Je suis d'avis que l'article 19 a pour but d'éviter que l'on impose deux fois les ressortissants canadiens et chinois qui touchent un revenu pendant qu'ils séjournent temporairement dans l'État dont ils ne sont pas ressortissants. C'est ce qu'indiquent clairement les attendus de l'Accord, ainsi que le texte de ce dernier dans son ensemble. Bien que l'on puisse soutenir que la version anglaise de l'article 19 est ambiguë, l'emploi des mots “qui séjourne” dans la version française de cette disposition, qui fait autant autorité, dénote sans l'ombre d'un doute que la présence au Canada dont traite l'article - une condition préalable à l'invocation fructueuse de cette disposition - doit être temporaire.

[13] Je conclus que, après avoir quitté le Texas pour s'installer au Canada en 1994, l'appelant n'a pas “ séjourné ” (sojourn) au Canada. Il a résidé au Canada après ce déménagement. Par conséquent, il ne peut avoir résidé au Canada mais en avoir été absent au cours de la première partie de cette année-là, lorsqu'il vivait au Texas.
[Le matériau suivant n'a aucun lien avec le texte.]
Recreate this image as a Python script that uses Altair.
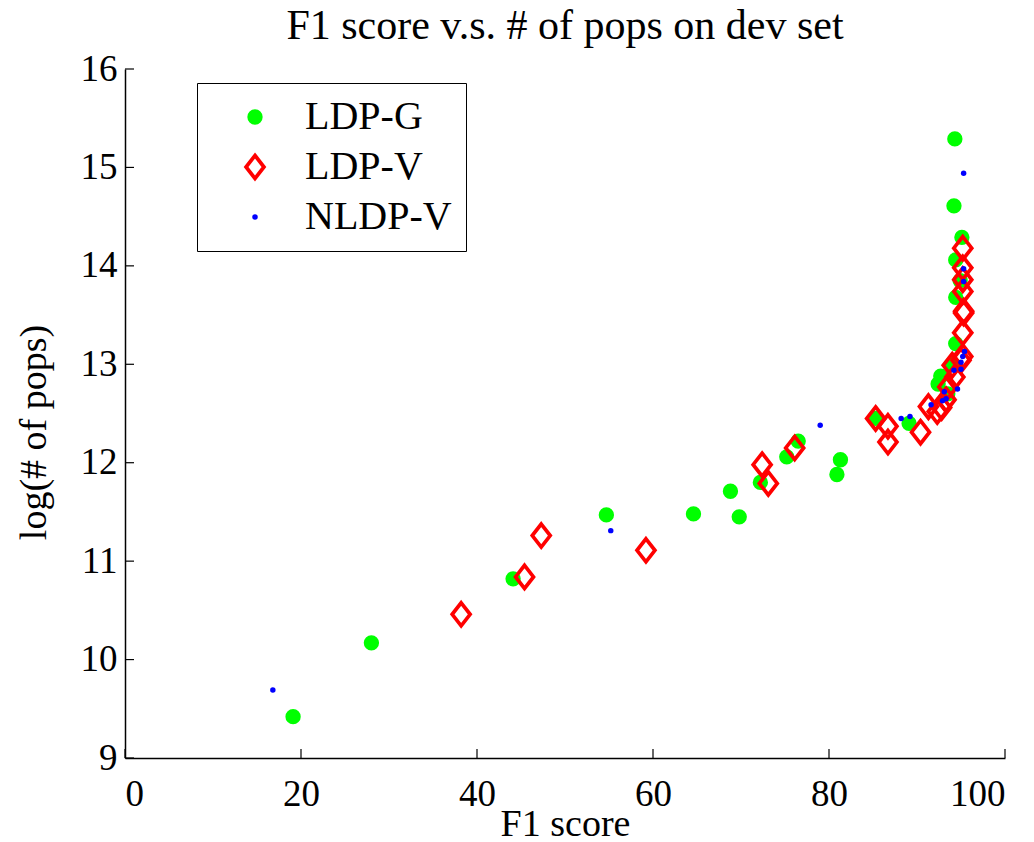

[14] Compte tenu de cette conclusion, il n'est pas nécessaire d'examiner quelque autre argument que ce soit, la prémisse initiale des observations de l'appelant ayant été défaite.

[15] L'appel est rejeté.

Signé à Ottawa, Canada, ce 8e jour de janvier 1999.

“ R. D. Bell ”

J.C.C.I.

[TRADUCTION FRANÇAISE OFFICIELLE]

Traduction certifiée conforme ce 23e jour d’août 1999.